You guys may want to become more informed on hand tools. I think if you step away from the Klein name and examine the Southwire you will find that the brands share the very same qualities. If you look carefully you will
find that Klein also has some items made in Taiwan or China.

Do you honestly think that Southwire would put its name behind a product line that isn't 100% worthy of its reputation.

If you took the time to do a side by side comparison I think you would change your opinion.

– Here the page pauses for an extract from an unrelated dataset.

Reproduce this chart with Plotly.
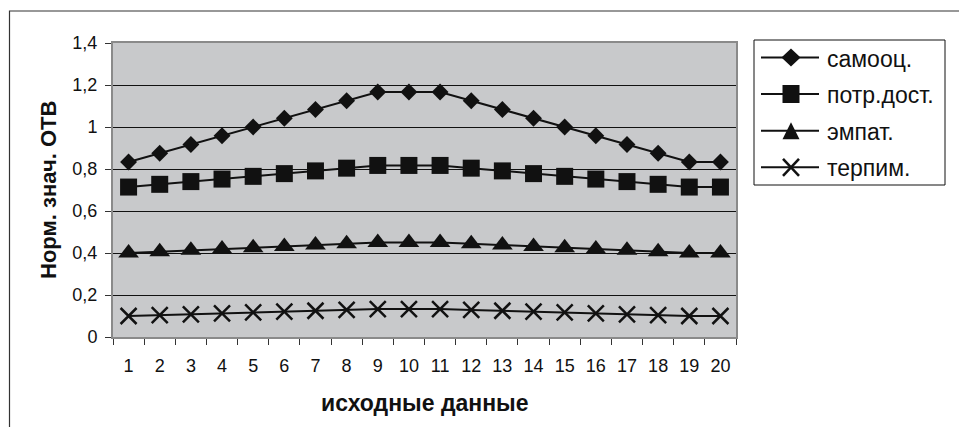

If you've purchased products from Ideal or Greenlee you've bought products made offshore.


----------



## ponyboy (Nov 18, 2012)

[email protected] said:


> You guys may want to become more informed on hand tools. I think if you step away from the Klein name and examine the Southwire you will find that the brands share the very same qualities. If you look carefully you will
> find that Klein also has some items made in Taiwan or China.
> 
> Do you honestly think that Southwire would put its name behind a product line that isn't 100% worthy of its reputation.
> ...


Lolz


----------



## Voltage Hazard (Aug 10, 2009)

[email protected] said:


> You guys may want to become more informed on hand tools. I think if you step away from the Klein name and examine the Southwire you will find that the brands share the very same qualities. If you look carefully you will
> find that Klein also has some items made in Taiwan or China.
> 
> Do you honestly think that Southwire would put its name behind a product line that isn't 100% worthy of its reputation.
> ...


Welcome Mr. Southwire employee.......

Just so you know, and can report back to your boss, I'm not paying over $30 for a made in China knockoff of a Klein plier that is also $30, and MADE IN USA. I'll also pay $30 for the Knipex German steel, but not for China crap. Yes, if you've bought Ideal or Greenlee tools, you have also bought Chinese crap, which is why I don't buy them. Do a poll for how many people here like Greenlee tools, and how many have thrown them away, or given them to their enemies.


----------



## electricmanscott (Feb 11, 2010)

[email protected] said:


> You guys may want to become more informed on hand tools. I think if you step away from the Klein name and examine the Southwire you will find that the brands share the very same qualities. If you look carefully you will
> find that Klein also has some items made in Taiwan or China.
> 
> Do you honestly think that Southwire would put its name behind a product line that isn't 100% worthy of its reputation.
> ...



Amen brotha! :laughing:


----------



## ponyboy (Nov 18, 2012)

This frickin commie is trying to tell us we're better off buying "offshore" hand tools! Stab him!


----------



## 3D Electric (Mar 24, 2013)

[email protected] said:


> You guys may want to become more informed on hand tools. I think if you step away from the Klein name and examine the Southwire you will find that the brands share the very same qualities. If you look carefully you will
> find that Klein also has some items made in Taiwan or China.
> 
> Do you honestly think that Southwire would put its name behind a product line that isn't 100% worthy of its reputation.
> ...


Seriously? I have tried the Southwire strippers when my Kleins finally died after over a year of faithful service and I can decisively tell you that the southwire strippers are complete garbage. I hate shopping at lowes to begin with, not I avoid it all together unless it's a last resort. Used to be that they would at least carry knipex or Klein but now everything is southwire trash. It wouldn't be so bad if they were just low quality, but they are expensive to boot! Why spend the same amount on a piece of **** when you can go elsewhere and get Klein or ideal? Oh and BTW, I threw the southwire strippers in the box of forgotten tools where they belong.


----------



## Voltage Hazard (Aug 10, 2009)

[email protected] said:


> You guys may want to become more informed on hand tools. I think if you step away from the Klein name and examine the Southwire you will find that the brands share the very same qualities.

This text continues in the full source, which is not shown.